> **WHAT YOU ARE ASKED TO DO**
Begin with the line that contains "Emit a LaTeX" and end with the line that contains "(le) at (23,218);": copy that span of lines exactly, and nothing outside it.
◇ ◇ ◇ ◇ ◇
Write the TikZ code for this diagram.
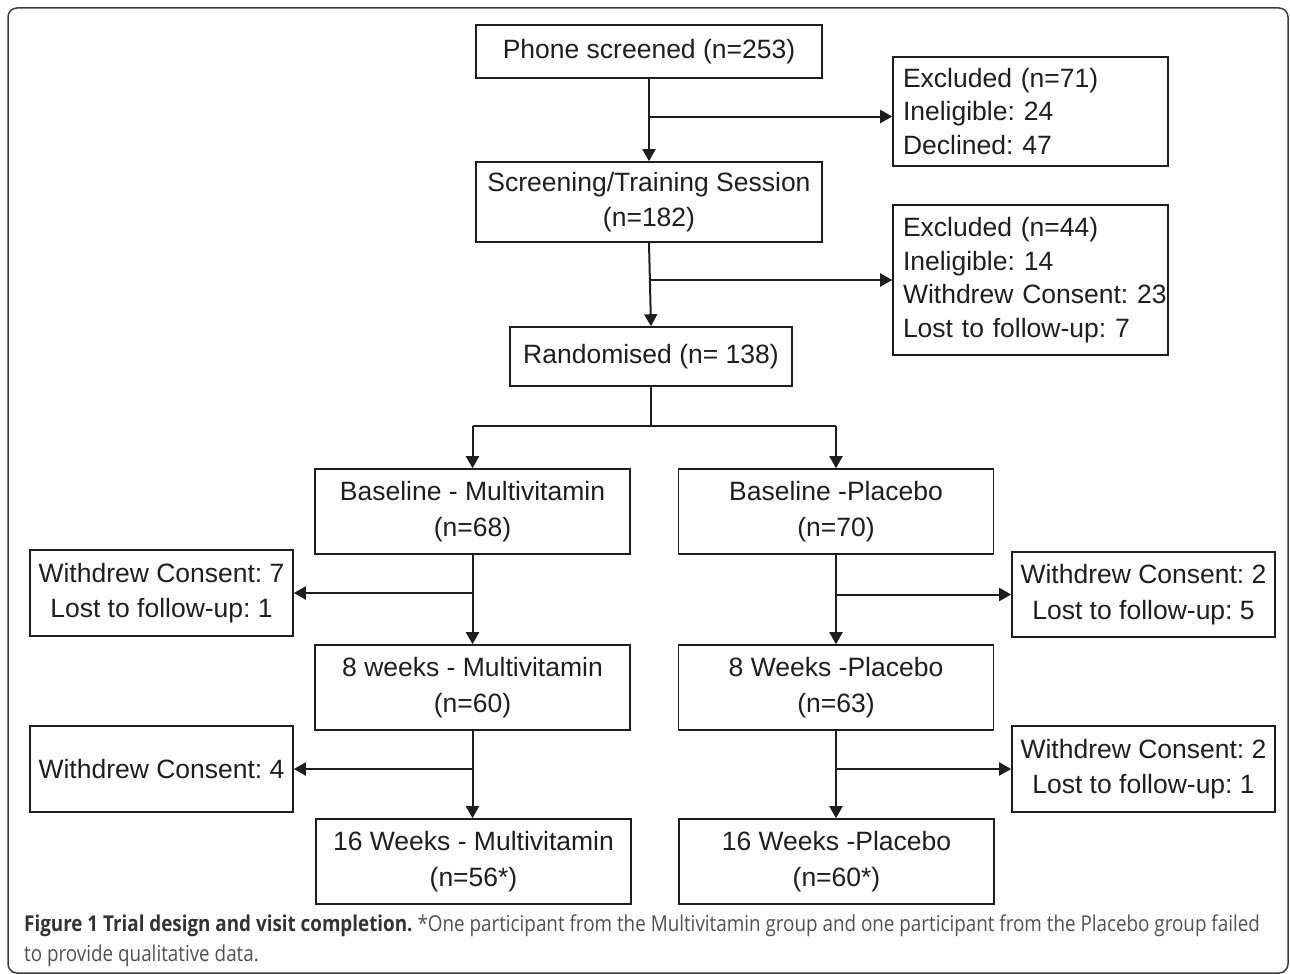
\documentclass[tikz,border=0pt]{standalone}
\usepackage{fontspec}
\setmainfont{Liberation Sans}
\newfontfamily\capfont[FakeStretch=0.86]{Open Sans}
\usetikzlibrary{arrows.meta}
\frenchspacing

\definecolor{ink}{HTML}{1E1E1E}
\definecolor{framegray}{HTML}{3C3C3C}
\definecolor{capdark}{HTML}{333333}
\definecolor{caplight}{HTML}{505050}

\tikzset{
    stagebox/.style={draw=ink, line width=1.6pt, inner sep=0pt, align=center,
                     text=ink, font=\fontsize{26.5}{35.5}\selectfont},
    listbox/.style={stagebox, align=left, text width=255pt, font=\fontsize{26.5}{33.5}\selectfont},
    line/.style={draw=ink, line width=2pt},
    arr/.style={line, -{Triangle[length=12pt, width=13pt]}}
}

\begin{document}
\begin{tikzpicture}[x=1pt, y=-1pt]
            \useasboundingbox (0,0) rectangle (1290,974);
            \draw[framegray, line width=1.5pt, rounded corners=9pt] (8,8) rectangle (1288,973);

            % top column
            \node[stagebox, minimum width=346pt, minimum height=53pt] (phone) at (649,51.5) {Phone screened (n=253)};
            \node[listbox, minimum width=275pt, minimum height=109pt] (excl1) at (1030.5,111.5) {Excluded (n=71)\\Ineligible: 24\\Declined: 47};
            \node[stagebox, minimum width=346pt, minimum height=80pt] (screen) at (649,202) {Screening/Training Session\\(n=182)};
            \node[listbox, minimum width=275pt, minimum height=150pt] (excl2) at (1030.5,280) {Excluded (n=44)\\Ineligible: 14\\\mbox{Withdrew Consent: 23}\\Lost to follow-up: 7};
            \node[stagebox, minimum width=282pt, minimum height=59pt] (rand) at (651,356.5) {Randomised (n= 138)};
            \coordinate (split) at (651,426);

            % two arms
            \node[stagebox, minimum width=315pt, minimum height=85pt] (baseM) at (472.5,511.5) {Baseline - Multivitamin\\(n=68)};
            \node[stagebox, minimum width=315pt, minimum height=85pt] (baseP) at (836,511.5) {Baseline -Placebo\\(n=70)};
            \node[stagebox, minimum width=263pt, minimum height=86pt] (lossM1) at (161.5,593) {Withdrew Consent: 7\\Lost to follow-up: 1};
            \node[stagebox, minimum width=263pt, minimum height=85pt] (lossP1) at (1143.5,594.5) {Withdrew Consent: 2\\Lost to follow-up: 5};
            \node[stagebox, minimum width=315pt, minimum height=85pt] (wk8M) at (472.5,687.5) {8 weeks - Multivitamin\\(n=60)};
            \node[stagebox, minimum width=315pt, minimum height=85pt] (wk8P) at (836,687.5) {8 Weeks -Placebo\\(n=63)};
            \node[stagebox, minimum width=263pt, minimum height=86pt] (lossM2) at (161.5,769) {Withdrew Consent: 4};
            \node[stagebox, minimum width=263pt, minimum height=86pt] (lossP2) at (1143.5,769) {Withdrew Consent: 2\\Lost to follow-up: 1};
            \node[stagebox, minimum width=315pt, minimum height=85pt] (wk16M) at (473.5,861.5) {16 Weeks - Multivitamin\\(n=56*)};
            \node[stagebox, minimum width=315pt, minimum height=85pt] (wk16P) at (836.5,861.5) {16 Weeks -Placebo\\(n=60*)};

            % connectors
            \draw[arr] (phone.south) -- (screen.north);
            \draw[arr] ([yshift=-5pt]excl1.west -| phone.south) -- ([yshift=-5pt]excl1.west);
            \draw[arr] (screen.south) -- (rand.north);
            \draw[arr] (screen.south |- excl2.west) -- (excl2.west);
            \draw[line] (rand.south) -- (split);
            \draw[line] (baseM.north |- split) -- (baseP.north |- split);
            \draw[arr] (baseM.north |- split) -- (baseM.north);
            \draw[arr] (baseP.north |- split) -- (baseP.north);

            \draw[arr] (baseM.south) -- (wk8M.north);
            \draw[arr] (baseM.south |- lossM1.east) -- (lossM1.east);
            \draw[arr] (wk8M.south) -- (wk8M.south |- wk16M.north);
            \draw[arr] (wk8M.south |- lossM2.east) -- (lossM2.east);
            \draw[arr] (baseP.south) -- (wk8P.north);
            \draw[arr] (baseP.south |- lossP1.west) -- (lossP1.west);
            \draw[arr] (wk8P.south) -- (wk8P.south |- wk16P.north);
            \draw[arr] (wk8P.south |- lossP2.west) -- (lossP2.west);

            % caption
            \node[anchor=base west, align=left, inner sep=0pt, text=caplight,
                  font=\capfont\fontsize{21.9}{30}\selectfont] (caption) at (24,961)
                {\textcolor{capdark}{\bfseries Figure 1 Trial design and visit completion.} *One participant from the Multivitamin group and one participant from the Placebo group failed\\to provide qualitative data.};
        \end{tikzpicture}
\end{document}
◇ ◇ ◇ ◇ ◇
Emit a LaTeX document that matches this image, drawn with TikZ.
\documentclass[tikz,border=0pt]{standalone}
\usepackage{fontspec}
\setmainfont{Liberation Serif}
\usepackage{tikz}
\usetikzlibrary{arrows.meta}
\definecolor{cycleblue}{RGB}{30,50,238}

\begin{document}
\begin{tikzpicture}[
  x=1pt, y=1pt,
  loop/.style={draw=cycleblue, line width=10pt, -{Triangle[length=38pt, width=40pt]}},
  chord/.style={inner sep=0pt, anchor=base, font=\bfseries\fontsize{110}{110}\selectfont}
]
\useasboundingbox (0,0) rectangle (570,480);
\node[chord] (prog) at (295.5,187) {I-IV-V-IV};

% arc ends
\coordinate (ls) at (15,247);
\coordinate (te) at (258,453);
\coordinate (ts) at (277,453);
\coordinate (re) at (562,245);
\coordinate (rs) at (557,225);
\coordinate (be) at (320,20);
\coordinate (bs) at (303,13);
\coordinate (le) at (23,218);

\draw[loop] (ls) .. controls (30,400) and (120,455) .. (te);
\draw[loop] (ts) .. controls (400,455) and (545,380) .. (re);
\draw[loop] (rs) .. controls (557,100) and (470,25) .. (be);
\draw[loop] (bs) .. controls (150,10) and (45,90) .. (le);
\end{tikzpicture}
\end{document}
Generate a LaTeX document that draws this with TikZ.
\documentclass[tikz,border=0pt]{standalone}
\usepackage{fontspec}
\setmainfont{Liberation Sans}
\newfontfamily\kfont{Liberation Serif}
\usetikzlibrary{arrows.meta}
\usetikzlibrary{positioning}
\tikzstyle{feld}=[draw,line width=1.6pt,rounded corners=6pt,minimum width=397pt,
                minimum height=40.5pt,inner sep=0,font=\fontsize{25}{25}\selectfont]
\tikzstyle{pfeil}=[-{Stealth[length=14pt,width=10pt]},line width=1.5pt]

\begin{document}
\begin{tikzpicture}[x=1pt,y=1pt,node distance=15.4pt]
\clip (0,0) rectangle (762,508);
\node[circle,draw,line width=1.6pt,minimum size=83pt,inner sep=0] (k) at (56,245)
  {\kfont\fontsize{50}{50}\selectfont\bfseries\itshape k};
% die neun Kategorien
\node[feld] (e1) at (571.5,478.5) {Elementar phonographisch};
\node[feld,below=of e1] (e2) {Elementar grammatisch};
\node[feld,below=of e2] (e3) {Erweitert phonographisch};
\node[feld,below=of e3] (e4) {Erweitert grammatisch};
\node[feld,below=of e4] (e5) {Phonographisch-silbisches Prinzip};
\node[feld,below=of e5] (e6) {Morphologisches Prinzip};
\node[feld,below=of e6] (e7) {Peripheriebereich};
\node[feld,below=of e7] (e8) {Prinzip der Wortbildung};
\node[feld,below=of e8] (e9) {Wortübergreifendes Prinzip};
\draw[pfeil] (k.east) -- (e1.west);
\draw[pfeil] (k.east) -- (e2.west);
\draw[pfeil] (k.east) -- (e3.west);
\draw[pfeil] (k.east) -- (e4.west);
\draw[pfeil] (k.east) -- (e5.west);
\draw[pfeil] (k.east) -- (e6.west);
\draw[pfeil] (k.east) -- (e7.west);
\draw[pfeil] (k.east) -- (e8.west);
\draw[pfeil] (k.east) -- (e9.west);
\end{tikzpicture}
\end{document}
◇ ◇ ◇ ◇ ◇
> **WRITTEN RESPONSE**
Emit a LaTeX document that matches this image, drawn with TikZ.
\documentclass[tikz,border=0pt]{standalone}
\usepackage{fontspec}
\setmainfont{Liberation Serif}
\usepackage{tikz}
\usetikzlibrary{arrows.meta}
\definecolor{cycleblue}{RGB}{30,50,238}

\begin{document}
\begin{tikzpicture}[
  x=1pt, y=1pt,
  loop/.style={draw=cycleblue, line width=10pt, -{Triangle[length=38pt, width=40pt]}},
  chord/.style={inner sep=0pt, anchor=base, font=\bfseries\fontsize{110}{110}\selectfont}
]
\useasboundingbox (0,0) rectangle (570,480);
\node[chord] (prog) at (295.5,187) {I-IV-V-IV};

% arc ends
\coordinate (ls) at (15,247);
\coordinate (te) at (258,453);
\coordinate (ts) at (277,453);
\coordinate (re) at (562,245);
\coordinate (rs) at (557,225);
\coordinate (be) at (320,20);
\coordinate (bs) at (303,13);
\coordinate (le) at (23,218);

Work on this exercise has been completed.